Em sua opinião, os shoppings populares prejudicaram muito os comerciantes de rua. "Os camelôs foram jogados dentro dos shoppings e hoje passam fome. Pagam aluguel caro e ninguém vai lá, porque as pessoas consomem é na rua", afirmou.
O defensor público da Defensoria Pública de Minas Gerais, Vladimir de Souza Rodrigues, também enfatizou que a reorganização do Hipercentro de BH em shoppings populares tornou a situação dos trabalhadores inviável. “A defensoria teve dificuldade de conversar com a Maria Caldas, imagino então vocês. Não é democrático fazer política fechado no gabinete. Tem de ouvir a população". Na opinião do defensor, houve falta de diálogo, sim.
Prefeitura se defende dizendo que está cumprindo a lei
O diretor de Planejamento e Monitoramento da Secretaria Municipal de Política Urbana, Stefano Pagin, pediu desculpas pelo que chamou de “falha de comunicação” e disse que alguns representantes de entidades foram sim ouvidos na elaboração do edital.

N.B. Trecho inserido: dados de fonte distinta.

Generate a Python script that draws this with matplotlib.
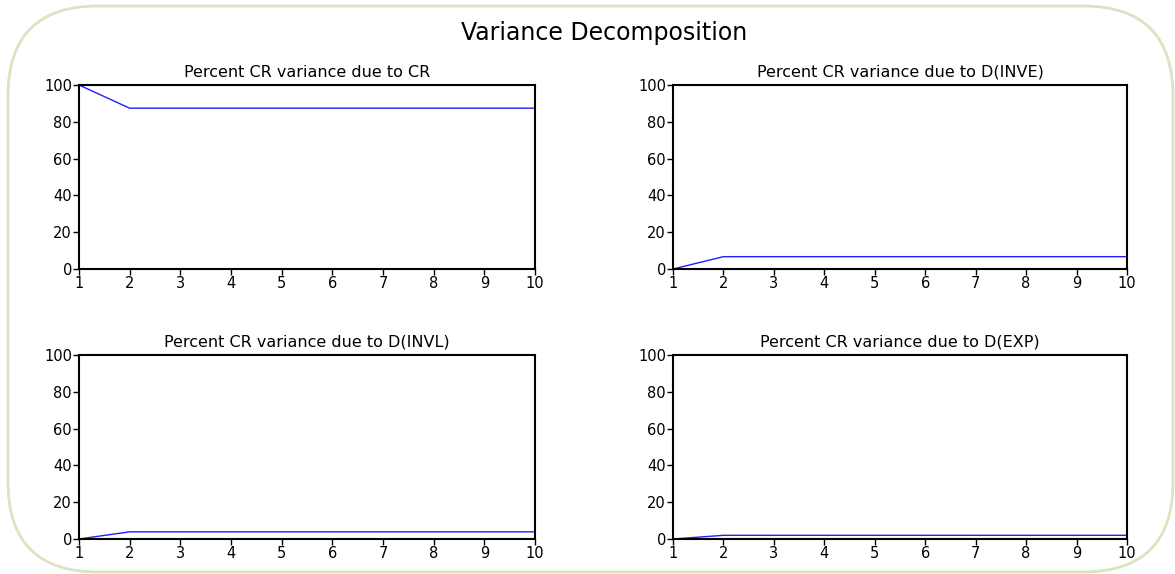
import numpy as np
import matplotlib
matplotlib.use("Agg")
import matplotlib.pyplot as plt
from matplotlib.patches import FancyBboxPatch

# 期間
periods = list(range(1, 11))

# 各ショックによる CR の分散分解 (%)
cr_cr = [100.0, 87.4, 87.4, 87.4, 87.4, 87.4, 87.4, 87.4, 87.4, 87.4]
cr_inve = [0.0, 6.7, 6.7, 6.7, 6.7, 6.7, 6.7, 6.7, 6.7, 6.7]
cr_invl = [0.0, 3.9, 3.9, 3.9, 3.9, 3.9, 3.9, 3.9, 3.9, 3.9]
cr_exp = [0.0, 2.0, 2.0, 2.0, 2.0, 2.0, 2.0, 2.0, 2.0, 2.0]

panel_titles = [
    "Percent CR variance due to CR",
    "Percent CR variance due to D(INVE)",
    "Percent CR variance due to D(INVL)",
    "Percent CR variance due to D(EXP)",
]
panel_values = [cr_cr, cr_inve, cr_invl, cr_exp]

plt.rcParams["font.family"] = ["DejaVu Sans"]

W, H = 1175, 574
fig = plt.figure(figsize=(W / 100, H / 100), dpi=100)

# 角丸の枠 (インチ単位)
left, bottom, right, top = 0.08, 0.02, 11.73, 5.68
rad = 0.9
frame = FancyBboxPatch(
    (left + rad, bottom + rad), (right - left) - 2 * rad, (top - bottom) - 2 * rad,
    boxstyle=f"round,pad={rad}",
    transform=fig.dpi_scale_trans,
    facecolor="none", edgecolor="#d9e4c0", linewidth=2.0, zorder=-1,
)
fig.patches.append(frame)

fig.text(604 / W, 1 - 33 / H, "Variance Decomposition",
         ha="center", va="center", fontsize=17)

# パネルの位置 (ピクセル)
boxes = [
    (79, 85, 535, 269),
    (673, 85, 1127, 269),
    (79, 355, 535, 539),
    (673, 355, 1127, 539),
]

for (x0, y0, x1, y1), title, vals in zip(boxes, panel_titles, panel_values):
    ax = fig.add_axes([x0 / W, 1 - y1 / H, (x1 - x0) / W, (y1 - y0) / H])
    ax.plot(periods, vals, color="#1f1fff", linewidth=1.0)
    ax.set_xlim(1, 10)
    ax.set_ylim(0, 100)
    ax.set_xticks(periods)
    ax.set_yticks([0, 20, 40, 60, 80, 100])
    ax.tick_params(direction="out", length=4, width=1, labelsize=10.5, pad=1)
    for s in ax.spines.values():
        s.set_linewidth(1.5)
    ax.set_title(title, fontsize=11.5, pad=6)

fig.savefig("out.png", dpi=100)
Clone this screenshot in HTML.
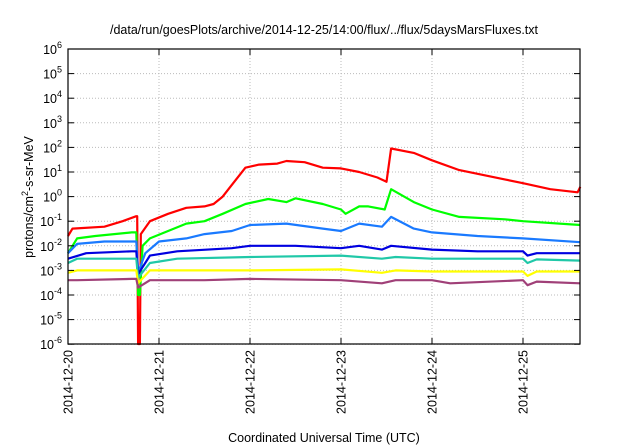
<!DOCTYPE html>
<html><head><meta charset="utf-8"><style>
body{margin:0;background:#fff;font-family:"Liberation Sans",sans-serif}
svg{display:block}
text{font-family:"Liberation Sans",sans-serif;fill:#000}
</style></head><body>
<svg id="chart" width="640" height="448" viewBox="0 0 640 448">
<text x="324" y="34" font-size="12.5" text-anchor="middle">/data/run/goesPlots/archive/2014-12-25/14:00/flux/../flux/5daysMarsFluxes.txt</text>
<g id="grid"></g>
<g id="series"></g>
<rect x="68" y="49" width="512" height="295" fill="none" stroke="#000" stroke-width="1.2"/>
<g id="axes"></g>
<text x="324" y="442" font-size="12.5" text-anchor="middle">Coordinated Universal Time (UTC)</text>
<text transform="translate(33,197) rotate(-90)" font-size="12.5" text-anchor="middle">protons/cm<tspan dy="-5" font-size="9">2</tspan><tspan dy="5">-s-sr-MeV</tspan></text>
</svg>
<script>
const xTickLabels=["2014-12-20","2014-12-21","2014-12-22","2014-12-23","2014-12-24","2014-12-25"];
const yExps=[-6,-5,-4,-3,-2,-1,0,1,2,3,4,5,6];
const redT=[0,0.05,0.4,0.6,0.75,0.76,0.77,0.79,0.8,0.9,1.1,1.3,1.5,1.6,1.7,1.8,1.95,2.1,2.3,2.4,2.6,2.8,3.0,3.2,3.4,3.5,3.55,3.8,4.0,4.3,4.8,5.0,5.3,5.6,5.63];
const redV=[0.025,0.05,0.06,0.1,0.16,0.16,1e-7,1e-7,0.03,0.1,0.2,0.35,0.4,0.5,1,3,15,20,22,28,25,15,14,10,6,4,90,60,30,12,5,3.5,2,1.5,2.5];
const greenT=[0,0.1,0.3,0.7,0.75,0.77,0.79,0.82,0.9,1.1,1.3,1.5,1.7,1.95,2.2,2.4,2.5,2.8,3.0,3.05,3.2,3.3,3.48,3.55,3.8,4.0,4.3,4.8,5.0,5.63];
const greenV=[0.005,0.02,0.025,0.035,0.035,1e-4,1e-4,0.01,0.02,0.04,0.08,0.1,0.2,0.5,0.8,0.6,0.85,0.5,0.3,0.2,0.4,0.4,0.3,2,0.6,0.3,0.15,0.12,0.1,0.07];
const blueT=[0,0.1,0.4,0.7,0.75,0.77,0.85,1.0,1.3,1.5,1.8,2.0,2.4,2.8,3.0,3.2,3.45,3.55,3.8,4.0,4.5,5.0,5.63];
const blueV=[0.005,0.012,0.015,0.015,0.015,0.0008,0.005,0.015,0.02,0.03,0.04,0.07,0.08,0.05,0.04,0.08,0.06,0.15,0.05,0.035,0.025,0.02,0.014];
const navyT=[0,0.2,0.7,0.75,0.77,0.9,1.2,1.8,2.0,2.5,3.0,3.2,3.45,3.55,4.0,4.5,5.0,5.05,5.15,5.63];
const navyV=[0.003,0.005,0.006,0.006,0.0007,0.004,0.006,0.008,0.01,0.01,0.008,0.01,0.007,0.01,0.007,0.006,0.006,0.004,0.005,0.005];
const tealT=[0,0.1,0.7,0.75,0.77,0.9,1.2,2.0,3.0,3.45,3.6,4.0,5.0,5.05,5.15,5.63];
const tealV=[0.002,0.003,0.003,0.003,0.0005,0.002,0.003,0.0035,0.004,0.003,0.0035,0.003,0.003,0.002,0.0028,0.0025];
const yellowT=[0,0.1,0.7,0.75,0.77,0.9,2.0,3.0,3.45,3.6,4.0,5.0,5.05,5.15,5.63];
const yellowV=[0.0008,0.001,0.001,0.001,0.0003,0.001,0.001,0.0011,0.0008,0.001,0.0009,0.0009,0.0006,0.0009,0.0009];
const purpleT=[0,0.1,0.7,0.75,0.77,0.9,1.5,2.0,3.0,3.45,3.6,4.0,4.2,5.0,5.05,5.15,5.63];
const purpleV=[0.0004,0.0004,0.00045,0.00045,0.0002,0.0004,0.0004,0.00045,0.0004,0.0003,0.0004,0.0004,0.0003,0.0004,0.00025,0.00035,0.0003];
const series=[[redT,redV,"#ff0000","red"],[greenT,greenV,"#00ff00","green"],[blueT,blueV,"#1a7aff","light-blue"],[navyT,navyV,"#0000e0","dark-blue"],[tealT,tealV,"#20c8a8","teal"],[yellowT,yellowV,"#ffff00","yellow"],[purpleT,purpleV,"#a04078","purple"]];
const L=68,R=580,T=49,B=344,dayPx=91;
const xs=t=>L+t*dayPx;
const ys=v=>{const y=196.6-Math.log10(v)*24.6;return Math.min(B,Math.max(T,y));};
const NS="http://www.w3.org/2000/svg";
const grid=document.getElementById('grid'),axes=document.getElementById('axes'),sg=document.getElementById('series');
function mk(tag,attrs,parent){const e=document.createElementNS(NS,tag);for(const k in attrs)e.setAttribute(k,attrs[k]);parent.appendChild(e);return e;}
yExps.forEach(e=>{const y=196.6-e*24.6;
 const g=mk('line',{x1:L,x2:R,y1:y,y2:y,stroke:"#bbb","stroke-dasharray":"1,2"},grid);
 
 
 mk('line',{x1:L,x2:L+6,y1:y,y2:y,stroke:"#000"},axes);
 mk('line',{x1:R,x2:R-6,y1:y,y2:y,stroke:"#000"},axes);
 const t=mk('text',{x:L-6,y:y+5,"font-size":"12.5","text-anchor":"end"},axes);
 
 
 t.innerHTML='10<tspan dy="-6" font-size="9">'+e+'</tspan>';
});
xTickLabels.forEach((lab,i)=>{const x=xs(i);
 const g=mk('line',{x1:x,x2:x,y1:T,y2:B,stroke:"#bbb","stroke-dasharray":"1,2"},grid);
 
 
 mk('line',{x1:x,x2:x,y1:B,y2:B-6,stroke:"#000"},axes);
 mk('line',{x1:x,x2:x,y1:T,y2:T+6,stroke:"#000"},axes);
 const t=mk('text',{transform:`translate(${x+4.5},${B+6}) rotate(-90)`,"font-size":"12.5","text-anchor":"end"},axes);
 
 
 t.textContent=lab;
});
series.forEach(([tt,vv,c,n])=>{
 const pts=tt.map((t,i)=>xs(t).toFixed(1)+','+ys(vv[i]).toFixed(1)).join(' ');
 const p=mk('polyline',{points:pts,fill:"none",stroke:c,"stroke-width":"2.2","stroke-linejoin":"round"},sg);
 
 
});
</script>
</body></html>
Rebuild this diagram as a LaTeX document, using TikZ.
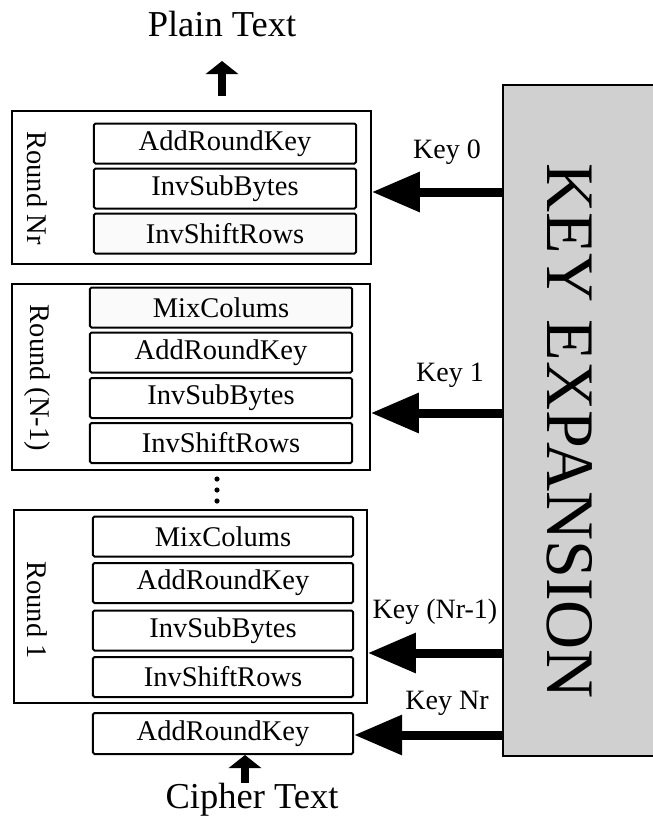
\documentclass[tikz,border=0pt]{standalone}
\usepackage{fontspec}
\setmainfont{Liberation Serif}
\usetikzlibrary{arrows.meta}
\definecolor{keygray}{RGB}{208,208,208}
\tikzset{
  outerbox/.style={draw, line width=1.5bp, inner sep=0pt},
  stepbox/.style={draw, fill=white, line width=2bp, rounded corners=1.5bp,
    minimum height=40bp, inner sep=0pt, font=\fontsize{28.5bp}{30bp}\selectfont},
  roundlabel/.style={rotate=-90, inner sep=0pt, font=\fontsize{28.5bp}{30bp}\selectfont},
  keyarrow/.style={line width=9bp, -{Triangle[length=48bp,width=38bp]}},
  flowarrow/.style={line width=7.5bp, -{Triangle[length=13bp,width=32bp]}},
  keylabel/.style={inner sep=0pt, font=\fontsize{28bp}{30bp}\selectfont},
  iolabel/.style={inner sep=0pt, font=\fontsize{36.5bp}{40bp}\selectfont},
}
\begin{document}
\begin{tikzpicture}[x=1bp, y=-1bp]
\useasboundingbox (0,0) rectangle (653,820);
\clip (0,0) rectangle (653,820);

% key expansion block (runs past the right edge)
\node[draw, fill=keygray, line width=2bp, inner sep=0pt,
      minimum width=160bp, minimum height=671bp] (kexp) at (583,420.5) {};
\node[rotate=-90, inner sep=0pt, font=\fontsize{68bp}{70bp}\selectfont] (kexptext) at (570,431) {KEY EXPANSION};

% Round Nr
\node[outerbox, minimum width=359bp, minimum height=153bp] (rnr) at (191.5,187.5) {};
\node[roundlabel] (rnrlab) at (37,188) {Round Nr};
\node[stepbox, minimum width=262bp] (nrark) at (225,143.5) {AddRoundKey};
\node[stepbox, minimum width=262bp] (nrisb) at (225,188.5) {InvSubBytes};
\node[stepbox, minimum width=262bp, fill=black!2] (nrisr) at (225,233.5) {InvShiftRows};

% Round (N-1)
\node[outerbox, minimum width=358bp, minimum height=186bp] (rnm) at (191,377) {};
\node[roundlabel] (rnmlab) at (37,378) {Round (N-1)};
\node[stepbox, minimum width=262bp, fill=black!2] (nmmc) at (221,307.5) {MixColums};
\node[stepbox, minimum width=262bp] (nmark) at (221,352.5) {AddRoundKey};
\node[stepbox, minimum width=262bp] (nmisb) at (221,398) {InvSubBytes};
\node[stepbox, minimum width=262bp] (nmisr) at (221,443) {InvShiftRows};

% ellipsis between rounds
\foreach \yy in {479,490,501} \fill (217,\yy) circle (2.6bp);

% Round 1
\node[outerbox, minimum width=353bp, minimum height=193bp] (r1) at (190.5,606.5) {};
\node[roundlabel] (r1lab) at (37,610) {Round 1};
\node[stepbox, minimum width=260bp] (r1mc) at (223,536.5) {MixColums};
\node[stepbox, minimum width=260bp] (r1ark) at (223,583) {AddRoundKey};
\node[stepbox, minimum width=260bp] (r1isb) at (223,630.5) {InvSubBytes};
\node[stepbox, minimum width=260bp] (r1isr) at (223,677) {InvShiftRows};

% initial AddRoundKey
\node[stepbox, minimum width=260bp, minimum height=41bp] (ark0) at (223,733.5) {AddRoundKey};

% input / output
\node[iolabel, anchor=base] (plain) at (222,37) {Plain Text};
\node[iolabel, anchor=base] (cipher) at (252,808) {Cipher Text};
\coordinate (plaintip) at (222,61);
\coordinate (ciphertail) at (245,783);
\draw[flowarrow] (rnr.north -| plaintip) ++(0,-14) -- (plaintip);
\draw[flowarrow] (ciphertail) -- (ciphertail |- ark0.south);

% round keys
\draw[keyarrow] (kexp.west |- 0,192) -- (rnr.east |- 0,192);
\draw[keyarrow] (kexp.west |- 0,413) -- (rnm.east |- 0,413);
\draw[keyarrow] (kexp.west |- 0,653) -- (r1.east |- 0,653);
\draw[keyarrow] (kexp.west |- 0,735) -- (ark0.east |- 0,735);
\node[keylabel] (k0) at (447,152) {Key 0};
\node[keylabel] (k1) at (450,375) {Key 1};
\node[keylabel] (knm) at (435,612) {Key (Nr-1)};
\node[keylabel] (knr) at (447,703) {Key Nr};
\end{tikzpicture}
\end{document}
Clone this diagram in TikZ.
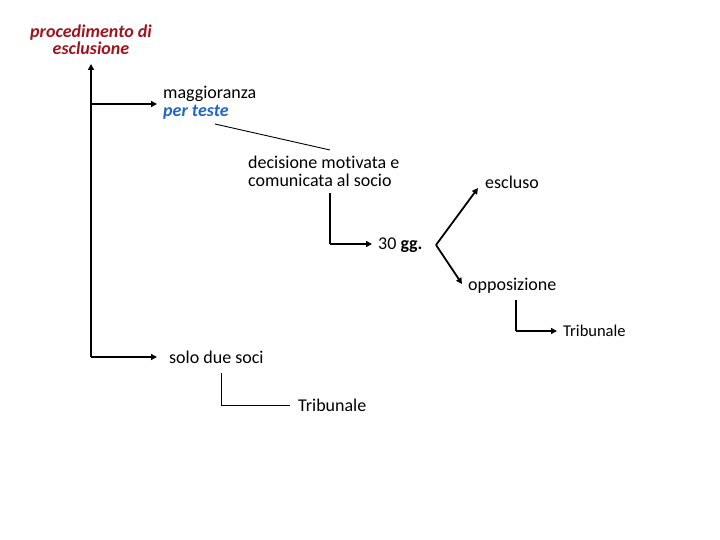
\documentclass[tikz,border=0pt]{standalone}
\usepackage{fontspec}
\setmainfont{Carlito}[Ligatures=NoCommon]
\usetikzlibrary{arrows.meta}
\definecolor{titlered}{HTML}{A0141E}
\definecolor{teste}{HTML}{1F66C8}
\begin{document}
\begin{tikzpicture}[x=1pt,y=-1pt,
  lbl/.style={anchor=west,inner sep=0pt,font=\fontsize{18}{18}\selectfont,align=left},
  small/.style={anchor=west,inner sep=0pt,font=\fontsize{16.5}{18}\selectfont},
  thickarr/.style={line width=1.8pt,-{Triangle[length=6pt,width=6pt]}},
  thickln/.style={line width=1.8pt},
  thinln/.style={line width=0.9pt}]
\useasboundingbox (0,0) rectangle (720,540);
\node[inner sep=0pt,align=center,text=titlered,font=\fontsize{18}{17}\selectfont\bfseries\itshape] (title) at (91,40) {procedimento di\\esclusione};
\node[lbl] (magg) at (163,103) {maggioranza\\\textcolor{teste}{\bfseries\itshape per teste}};
\node[lbl] (dec) at (248,171) {decisione motivata e\\comunicata al socio};
\node[lbl] (gg) at (378,245) {30 \textbf{gg.}};
\node[lbl] (escl) at (485,182) {escluso};
\node[lbl] (opp) at (468,286) {opposizione};
\node[small] (trib1) at (563,331) {Tribunale};
\node[lbl] (solo) at (169,357) {solo due soci};
\node[lbl] (trib2) at (298,405) {Tribunale};
\coordinate (top) at (91,64);
\coordinate (bot) at (91,357);
\coordinate (mid) at (91,104);
\coordinate (fork) at (436,245);
\coordinate (dcorner) at (330,244);
\coordinate (ocorner) at (516,331);
\coordinate (scorner) at (221,405);
% main axis
\draw[thickarr] (bot) -- (top);
\draw[thickarr] (mid) -- (157,104);
\draw[thickarr] (bot) -- (157,357);
% link magg - dec
\draw[thinln] (215,124) -- (330,150);
% decision to 30 gg
\draw[thickln] (330,193) -- (dcorner);
\draw[thickarr] (dcorner) -- (372,244);
% fork
\draw[thickarr] (fork) -- (478,188);
\draw[thickarr] (fork) -- (462,284);
% opposizione to tribunale
\draw[thickln] (516,300) -- (ocorner);
\draw[thickarr] (ocorner) -- (557,331);
% solo due soci to tribunale
\draw[thinln] (221,373) -- (scorner) -- (290,405);
\end{tikzpicture}
\end{document}
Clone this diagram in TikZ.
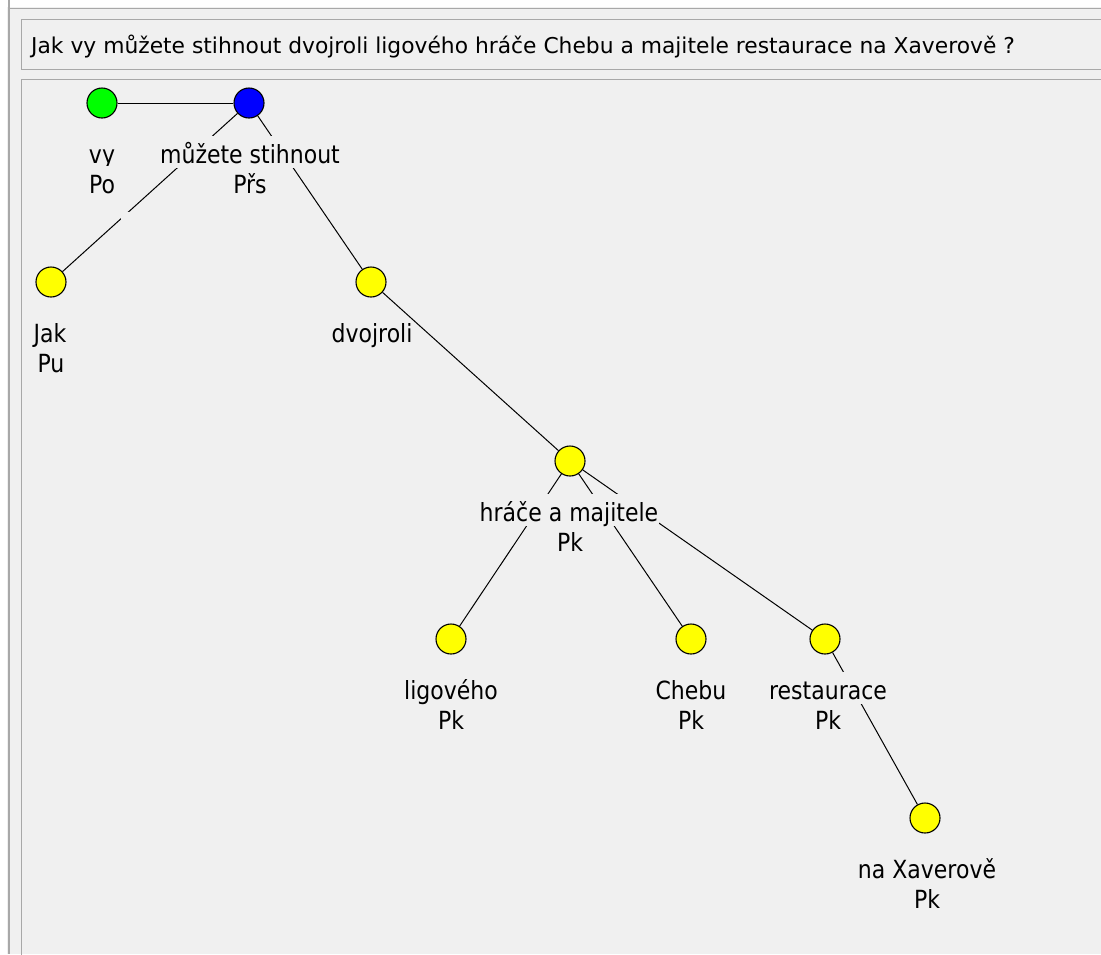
\documentclass[tikz,border=0pt]{standalone}
\usepackage{fontspec}
\setmainfont{DejaVu Sans}
\newfontfamily\lblfont{DejaVu Sans}[FakeStretch=0.88]
\definecolor{bg}{HTML}{F0F0F0}
\definecolor{framec}{HTML}{A8A8A8}
\definecolor{vgreen}{HTML}{00FF00}
\definecolor{vblue}{HTML}{0000FF}
\definecolor{vyellow}{HTML}{FFFF00}
\begin{document}
\begin{tikzpicture}[x=1pt,y=-1pt,
  vert/.style={circle,draw=black,line width=1.1pt,minimum size=30pt,inner sep=0pt},
  lbl/.style={font=\lblfont\fontsize{25}{30}\selectfont,fill=bg,anchor=base,
    inner xsep=1pt,inner ysep=2pt,text height=25pt,text depth=3pt},
  edge/.style={draw=black,line width=1pt},
  framel/.style={draw=framec,line width=1.5pt}]
\useasboundingbox (0,0) rectangle (1101,954);
% window frame
\fill[bg] (0,0) rectangle (1101,954);
\fill[white] (0,0) rectangle (7,954);
\fill[white] (0,0) rectangle (1101,7);
\draw[framel,line width=2pt] (8.5,0) -- (8.5,954);
\draw[framel] (9,8.5) -- (1102,8.5);
\draw[framel] (1102,19.5) -- (21.5,19.5) -- (21.5,69.5) -- (1102,69.5);
\draw[framel] (1102,79.5) -- (21.5,79.5) -- (21.5,955);
% sentence
\node[anchor=base west,font=\fontsize{21.8}{26}\selectfont,inner sep=0pt] (q) at (31,53)
  {Jak vy můžete stihnout dvojroli ligového hráče Chebu a majitele restaurace na Xaverově ?};
% vertices
\node[vert,fill=vgreen] (vy) at (102,103) {};
\node[vert,fill=vblue] (ms) at (249,103) {};
\node[vert,fill=vyellow] (jak) at (51,282) {};
\node[vert,fill=vyellow] (dv) at (371,282) {};
\node[vert,fill=vyellow] (hm) at (570,461) {};
\node[vert,fill=vyellow] (lig) at (451,639) {};
\node[vert,fill=vyellow] (che) at (691,639) {};
\node[vert,fill=vyellow] (res) at (825,639) {};
\node[vert,fill=vyellow] (nx) at (925,818) {};
% edges
\draw[edge] (vy) -- (ms);
\draw[edge] (ms) -- (jak);
\draw[edge] (ms) -- (dv);
\draw[edge] (dv) -- (hm);
\draw[edge] (hm) -- (lig);
\draw[edge] (hm) -- (che);
\draw[edge] (hm) -- (res);
\draw[edge] (res) -- (nx);
\fill[bg] (121,212) rectangle (131,223);
% labels
\node[lbl] (vy1) at (102,163) {vy};
\node[lbl] (vy2) at (102,193) {Po};
\node[lbl] (ms1) at (250,163) {můžete stihnout};
\node[lbl] (ms2) at (250,193) {Přs};
\node[lbl] (jak1) at (50,342) {Jak};
\node[lbl] (jak2) at (51,372) {Pu};
\node[lbl,fill=none] (dv1) at (372,342) {dvojroli};
\node[lbl] (hm1) at (569,521) {hráče a majitele};
\node[lbl] (hm2) at (570,551) {Pk};
\node[lbl] (lig1) at (451,699) {ligového};
\node[lbl] (lig2) at (451,729) {Pk};
\node[lbl] (che1) at (691,699) {Chebu};
\node[lbl] (che2) at (691,729) {Pk};
\node[lbl] (res1) at (828,699) {restaurace};
\node[lbl] (res2) at (828,729) {Pk};
\node[lbl] (nx1) at (927,878) {na Xaverově};
\node[lbl] (nx2) at (927,908) {Pk};
\end{tikzpicture}
\end{document}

“O problema é que licitação não podemos passar informações aos interessados antes da publicação. É exigência da lei, por ser concorrência. Ouvimos demandas e necessidades de vocês, juntamos com demandas de outros órgãos e membros da sociedade civil e chegamos a um caminho que acreditamos ser bom pra todos”, afirmou.
Segundo ele, essas novas vagas serão apenas para quem nunca teve licença antes. "Quem já tem, continua, inclusive no Hipercentro, não muda nada. Quem já teve e perdeu por algum motivo, pode pedir a renovação em até 90 dias”, pontuou.
Stefano Pagin esclareceu que o Código de Posturas do Município exige que toda atividade para ser licenciada passe por processso licitatório. Também por exigência legal, não seria possível conferir pontuação ou qualquer outra vantagem para os que já trabalham nas ruas, na concorrência.